→ **TASK REQUIREMENTS**: Restate the whole listing word for word. Pictures are left out.

# # #

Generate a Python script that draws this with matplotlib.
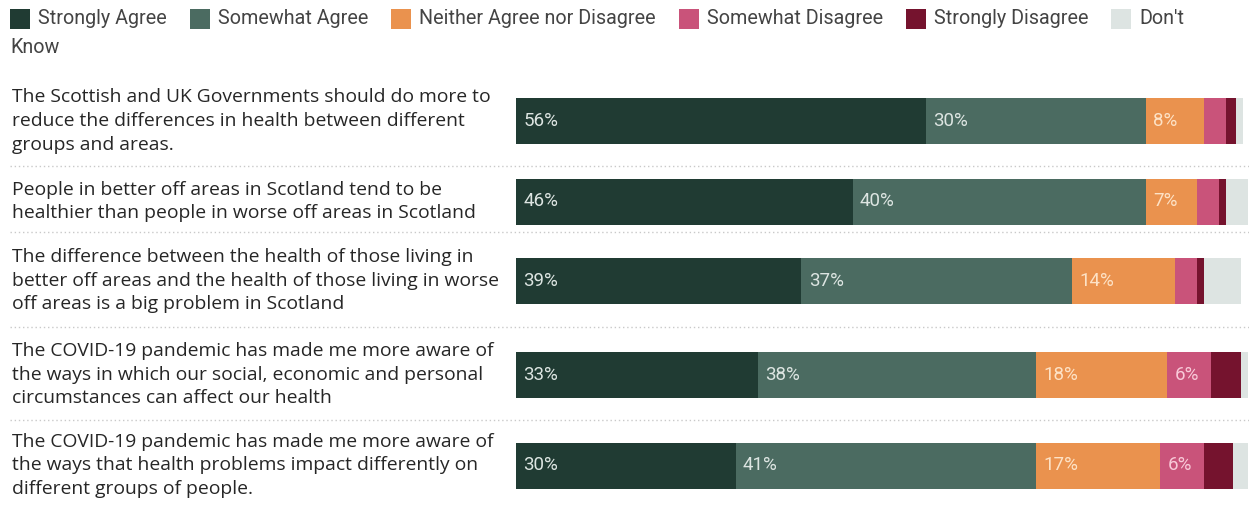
import matplotlib
matplotlib.use("Agg")
import matplotlib.pyplot as plt
from matplotlib.patches import Rectangle
from matplotlib.lines import Line2D

plt.rcParams['font.family'] = ['Roboto', 'DejaVu Sans']

categories = [
    "The Scottish and UK Governments should do more to\nreduce the differences in health between different\ngroups and areas.",
    "People in better off areas in Scotland tend to be\nhealthier than people in worse off areas in Scotland",
    "The difference between the health of those living in\nbetter off areas and the health of those living in worse\noff areas is a big problem in Scotland",
    "The COVID-19 pandemic has made me more aware of\nthe ways in which our social, economic and personal\ncircumstances can affect our health",
    "The COVID-19 pandemic has made me more aware of\nthe ways that health problems impact differently on\ndifferent groups of people.",
]
responses = ["Strongly Agree", "Somewhat Agree", "Neither Agree nor Disagree",
             "Somewhat Disagree", "Strongly Disagree", "Don't Know"]

strongly_agree = [56, 46, 39, 33, 30]
somewhat_agree = [30, 40, 37, 38, 41]
neither = [8, 7, 14, 18, 17]
somewhat_disagree = [3, 3, 3, 6, 6]
strongly_disagree = [1.3, 1, 1, 4, 4]
dont_know = [1, 3, 5, 1, 2]

series = [strongly_agree, somewhat_agree, neither,
          somewhat_disagree, strongly_disagree, dont_know]
colors = ["#203b33", "#4b6b61", "#ea924e", "#c9537a", "#75132e", "#dde4e2"]
label_colors = ["#dde5e2", "#dde5e2", "#fde2c6", "#f8c9d8", "#f0d0d8", "#333333"]

W, H = 1249, 508
fig = plt.figure(figsize=(W / 100, H / 100), dpi=100)

# bar panel, y measured in pixels from the top
x0, x1 = 516, 1248
ax = fig.add_axes([x0 / W, 0, (x1 - x0) / W, 1])
ax.set_xlim(0, 100)
ax.set_ylim(H, 0)
ax.axis("off")

row_centers = [121, 201.5, 280.5, 374.5, 465.5]
bar_h = 46

for i, yc in enumerate(row_centers):
    left = 0
    for s, col, lc in zip(series, colors, label_colors):
        v = s[i]
        ax.barh(yc, v, left=left, height=bar_h, color=col, edgecolor="none")
        if v > 5:
            ax.text(left + 1.0, yc, f"{v:.0f}%", ha="left", va="center",
                    color=lc, fontsize=13.5)
        left += v

# question labels
for cat, yc in zip(categories, row_centers):
    fig.text(12 / W, 1 - yc / H, cat, ha="left", va="center", fontsize=13.9,
             color="#262626", linespacing=1.42, family=['Open Sans', 'DejaVu Sans'])

# dotted separators between rows
for ys in [166, 232, 327, 420]:
    fig.add_artist(Line2D([10 / W, 1.0], [1 - ys / H, 1 - ys / H],
                          transform=fig.transFigure, color="#c9c9c9",
                          linestyle=(0, (1, 2)), linewidth=1))

# legend, laid out left to right, with the last label wrapping
fig.canvas.draw()
renderer = fig.canvas.get_renderer()
x = 10
y_top = 19
sq = 20
for k, (name, col) in enumerate(zip(responses, colors)):
    fig.add_artist(Rectangle((x / W, 1 - (y_top + sq / 2) / H), sq / W, sq / H,
                             transform=fig.transFigure, facecolor=col,
                             edgecolor="none"))
    x += sq + 8
    txt = "Don't" if name == "Don't Know" else name
    t = fig.text(x / W, 1 - y_top / H, txt, ha="left", va="center",
                 fontsize=14.2, color="#444444")
    w = t.get_window_extent(renderer).width
    x += w + 23
fig.text(10 / W, 1 - 47 / H, "Know", ha="left", va="center",
         fontsize=14.2, color="#444444")

fig.savefig("out.png", dpi=100, facecolor="white")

# # #

→ **PROBLEM SOLUTION**:
Generate a Python script that draws this with matplotlib.
import matplotlib
matplotlib.use("Agg")
import matplotlib.pyplot as plt
from matplotlib.patches import Rectangle
from matplotlib.lines import Line2D

plt.rcParams['font.family'] = ['Roboto', 'DejaVu Sans']

categories = [
    "The Scottish and UK Governments should do more to\nreduce the differences in health between different\ngroups and areas.",
    "People in better off areas in Scotland tend to be\nhealthier than people in worse off areas in Scotland",
    "The difference between the health of those living in\nbetter off areas and the health of those living in worse\noff areas is a big problem in Scotland",
    "The COVID-19 pandemic has made me more aware of\nthe ways in which our social, economic and personal\ncircumstances can affect our health",
    "The COVID-19 pandemic has made me more aware of\nthe ways that health problems impact differently on\ndifferent groups of people.",
]
responses = ["Strongly Agree", "Somewhat Agree", "Neither Agree nor Disagree",
             "Somewhat Disagree", "Strongly Disagree", "Don't Know"]

strongly_agree = [56, 46, 39, 33, 30]
somewhat_agree = [30, 40, 37, 38, 41]
neither = [8, 7, 14, 18, 17]
somewhat_disagree = [3, 3, 3, 6, 6]
strongly_disagree = [1.3, 1, 1, 4, 4]
dont_know = [1, 3, 5, 1, 2]

series = [strongly_agree, somewhat_agree, neither,
          somewhat_disagree, strongly_disagree, dont_know]
colors = ["#203b33", "#4b6b61", "#ea924e", "#c9537a", "#75132e", "#dde4e2"]
label_colors = ["#dde5e2", "#dde5e2", "#fde2c6", "#f8c9d8", "#f0d0d8", "#333333"]

W, H = 1249, 508
fig = plt.figure(figsize=(W / 100, H / 100), dpi=100)

# bar panel, y measured in pixels from the top
x0, x1 = 516, 1248
ax = fig.add_axes([x0 / W, 0, (x1 - x0) / W, 1])
ax.set_xlim(0, 100)
ax.set_ylim(H, 0)
ax.axis("off")

row_centers = [121, 201.5, 280.5, 374.5, 465.5]
bar_h = 46

for i, yc in enumerate(row_centers):
    left = 0
    for s, col, lc in zip(series, colors, label_colors):
        v = s[i]
        ax.barh(yc, v, left=left, height=bar_h, color=col, edgecolor="none")
        if v > 5:
            ax.text(left + 1.0, yc, f"{v:.0f}%", ha="left", va="center",
                    color=lc, fontsize=13.5)
        left += v

# question labels
for cat, yc in zip(categories, row_centers):
    fig.text(12 / W, 1 - yc / H, cat, ha="left", va="center", fontsize=13.9,
             color="#262626", linespacing=1.42, family=['Open Sans', 'DejaVu Sans'])

# dotted separators between rows
for ys in [166, 232, 327, 420]:
    fig.add_artist(Line2D([10 / W, 1.0], [1 - ys / H, 1 - ys / H],
                          transform=fig.transFigure, color="#c9c9c9",
                          linestyle=(0, (1, 2)), linewidth=1))

# legend, laid out left to right, with the last label wrapping
fig.canvas.draw()
renderer = fig.canvas.get_renderer()
x = 10
y_top = 19
sq = 20
for k, (name, col) in enumerate(zip(responses, colors)):
    fig.add_artist(Rectangle((x / W, 1 - (y_top + sq / 2) / H), sq / W, sq / H,
                             transform=fig.transFigure, facecolor=col,
                             edgecolor="none"))
    x += sq + 8
    txt = "Don't" if name == "Don't Know" else name
    t = fig.text(x / W, 1 - y_top / H, txt, ha="left", va="center",
                 fontsize=14.2, color="#444444")
    w = t.get_window_extent(renderer).width
    x += w + 23
fig.text(10 / W, 1 - 47 / H, "Know", ha="left", va="center",
         fontsize=14.2, color="#444444")

fig.savefig("out.png", dpi=100, facecolor="white")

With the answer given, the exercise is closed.